Given the history, Briefcase thinks that Reed boss, and former stockbroker, David Reed, must be an early nominee for the 2005 Sir Humphrey Appleby award for "courageous decision making" – to the sound of collective laughter from Mick Davis and the boys at Xstrata, or did one of them just whisper "here we go again".


The property market has been a regular target of Briefcase for the past year, and it has been wrong all that time with predictions of a serious downturn.

At the risk of being wrong again, and in the hope of eventually picking the interest-rate driven downturn, here’s yet another warning shot across the bows of rampant property speculators – with a very human twist.

The case of Jarrod McCracken is a story of a brilliant young rugby league footballer whose career was ended in 2000 by a spear tackle which drove him head-first into the ground.

Rugby, however, is not what interests Briefcase. It was the evidence given in a NSW Supreme Court case last week, when McCracken said he owned a property portfolio worth about $20 million "with about $15 million owing in mortgages".

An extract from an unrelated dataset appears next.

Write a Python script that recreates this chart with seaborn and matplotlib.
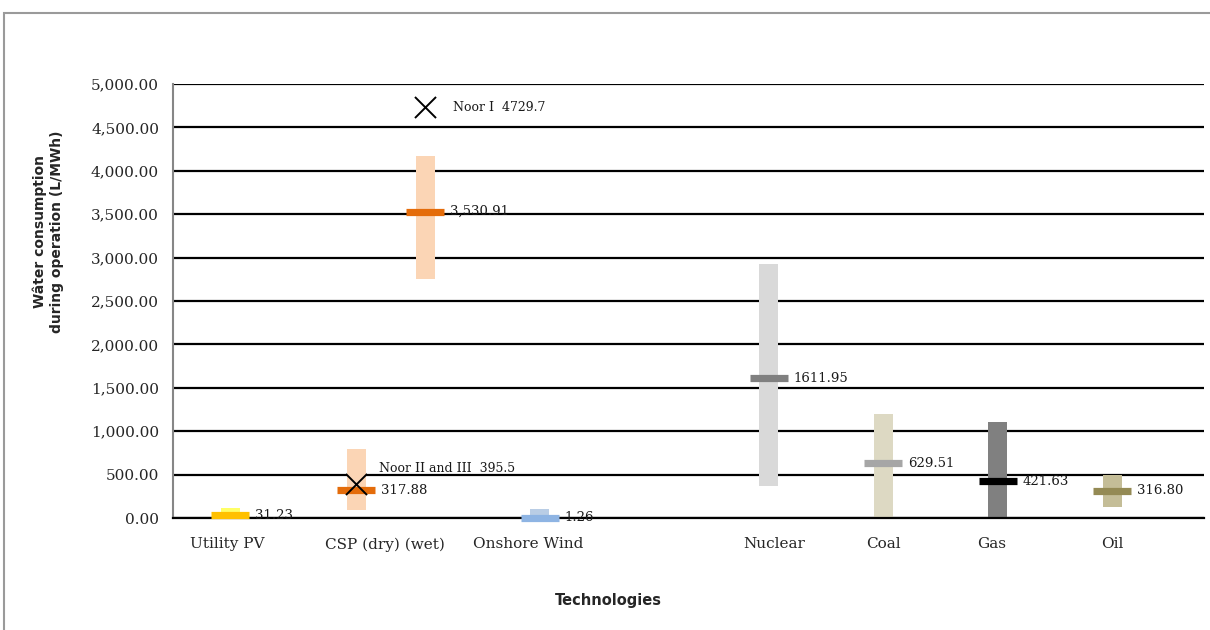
import matplotlib
matplotlib.use("Agg")
import matplotlib.pyplot as plt
import matplotlib.patches as mpatches
import seaborn as sns
import pandas as pd

# Data
technologies = ["Utility PV", "CSP (dry)", "CSP (wet)", "Onshore Wind",
                "Nuclear", "Coal", "Gas", "Oil"]
range_low = [0, 89, 2750, 0, 372, 0, 0, 123]
range_high = [119, 791, 4171, 104, 2931, 1198, 1106, 495]
median = [31.23, 317.88, 3530.91, 1.26, 1611.95, 629.51, 421.63, 316.80]
median_labels = ["31.23", "317.88", "3,530.91", "1.26", "1611.95", "629.51", "421.63", "316.80"]
tick_labels = ["Utility PV", "CSP (dry) (wet)", "Onshore Wind", "Nuclear", "Coal", "Gas", "Oil"]

noor_names = ["Noor I", "Noor II and III"]
noor_tech = ["CSP (wet)", "CSP (dry)"]
noor_values = [4729.7, 395.5]

range_colors = ["#FFFF66", "#FBD5B5", "#FBD5B5", "#B9CDE5", "#D9D9D9", "#DDD9C3", "#808080", "#C4BD97"]
median_colors = ["#FFC000", "#E46C0A", "#E46C0A", "#8EB4E3", "#808080", "#A6A6A6", "#000000", "#948A54"]

# layout: x slot of each column and of each tick label
x_pos = [0.5, 1.6, 2.2, 3.2, 5.2, 6.2, 7.2, 8.2]
tick_pos = [0.47, 1.85, 3.1, 5.25, 6.2, 7.15, 8.2]

df = pd.DataFrame({"tech": technologies, "x": x_pos, "low": range_low,
                   "high": range_high, "median": median})
noor = pd.DataFrame({"name": noor_names, "value": noor_values,
                     "x": [x_pos[technologies.index(t)] for t in noor_tech]})

sns.set_theme(style="white")
serif = ["DejaVu Serif"]

fig = plt.figure(figsize=(12.1, 6.3), dpi=100)
ax = fig.add_axes([173 / 1210, 112 / 630, 1031 / 1210, 434 / 630])

# gridlines
ax.set_ylim(0, 5000)
ax.set_xlim(0, 9)
ax.set_yticks(range(0, 5001, 500))
ax.yaxis.grid(True, color="black", linewidth=1.6)
ax.set_axisbelow(True)
for side in ["top", "right"]:
    ax.spines[side].set_visible(False)
ax.spines["left"].set_color("#868686")
ax.spines["left"].set_linewidth(1.5)
ax.spines["bottom"].set_color("black")
ax.spines["bottom"].set_linewidth(1.6)

# range bars
ax.bar(df["x"], df["high"] - df["low"], bottom=df["low"], width=0.166,
       color=range_colors, edgecolor="none", linewidth=0, zorder=2)
# median markers
for i, row in df.iterrows():
    ax.hlines(row["median"], row["x"] - 0.166, row["x"] + 0.166,
              color=median_colors[i], linewidth=5.2, zorder=3, clip_on=False)
    ax.annotate(median_labels[i], (row["x"] + 0.166, row["median"]),
                xytext=(4, 0), textcoords="offset points", va="center", ha="left",
                fontsize=9.5, family=serif, color="#1a1a1a", zorder=4)

# Noor plants
sns.scatterplot(data=noor, x="x", y="value", marker="x", s=230, color="black",
                linewidth=1.4, ax=ax, zorder=5, legend=False)
ax.annotate("Noor I  4729.7", (noor["x"][0], noor_values[0]), xytext=(20, 0),
            textcoords="offset points", va="center", ha="left",
            fontsize=9, family=serif, color="#1a1a1a")
ax.annotate("Noor II and III  395.5", (noor["x"][1], noor_values[1]), xytext=(16, 11),
            textcoords="offset points", va="center", ha="left",
            fontsize=9, family=serif, color="#1a1a1a")

ax.set_xticks(tick_pos)
ax.set_xticklabels(tick_labels, family=serif, fontsize=11)
ax.set_yticks(range(0, 5001, 500))
ax.set_yticklabels([f"{v:,.2f}" for v in range(0, 5001, 500)], family=serif, fontsize=11)
ax.tick_params(axis="both", length=0, pad=10)
ax.tick_params(axis="x", pad=14)
ax.set_xlabel("")
ax.set_ylabel("")

fig.text(48 / 1210, 1 - 232 / 630, "Wâter consumption\nduring operation (L/MWh)",
         rotation=90, ha="center", va="center", fontsize=10, fontweight="bold",
         family=["DejaVu Sans"], linespacing=1.25)
fig.text(608 / 1210, 1 - 600 / 630, "Technologies", ha="center", va="center",
         fontsize=10.5, fontweight="bold", family=["DejaVu Sans"])

# outer chart border (runs off the right and bottom edges)
fig.patches.append(mpatches.Rectangle((4 / 1210, -0.1), 1.2, 1.1 - 13 / 630,
                                      transform=fig.transFigure, fill=False,
                                      edgecolor="#9a9a9a", linewidth=1.5))

fig.savefig("out.png", dpi=100, facecolor="white")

If that information is correct, McCracken is geared to about 75 per cent of the value of his portfolio and, assuming he is paying, say, 8 per cent on his loans he needs to find about $1.2 million a year in interest alone, which means he needs to have very secure tenants because a 1 per cent increase in interest rates will lift his notional annual interest bill to $1.35 million.

Briefcase wishes McCracken every success as a property owner, but suspects that he, like a lot of others, are now looking at what an interest rate rise of 0.5 per cent or up to 1 per cent will do to (a) the cost of servicing the loans, and (b) the capital value of the assets – and that is not a pretty picture.


By the time this week’s WA Business News hits the street the State election campaign will be largely over and everyone will be waiting to see who to salute as our leader.

Briefcase, which avoids politics like the plague and believes State premiers actually have less of a direct influence on our daily lives than local government, has learned one lesson from the lacklustre affair – and that is that the Labor Party has a long way to go to recognise what is happening in the workplace.

In order to attend formal Labor events, such as the campaign launch, media representatives required one of three forms of identification. A pass to State Parliament, a union membership card, or a letter from your employer on bureau letterhead.

It sounds reasonable, but largely assumes that all media are employed by someone else, and/or belong to a union. Perhaps no-one at the state level has recognised something that even Mark Latham started to identify before imploding – that there is a new class of self-employed workers and contractors who do not fit the old mould, but who are very much plugged into the national and global media courtesy of broadband cable and satellite communications.

What you see in the media also applies in every walk of life. If Britain was once a nation of shopkeepers (thank you Napoleon for that one) then Australia is fast becoming the nation of the small contractor.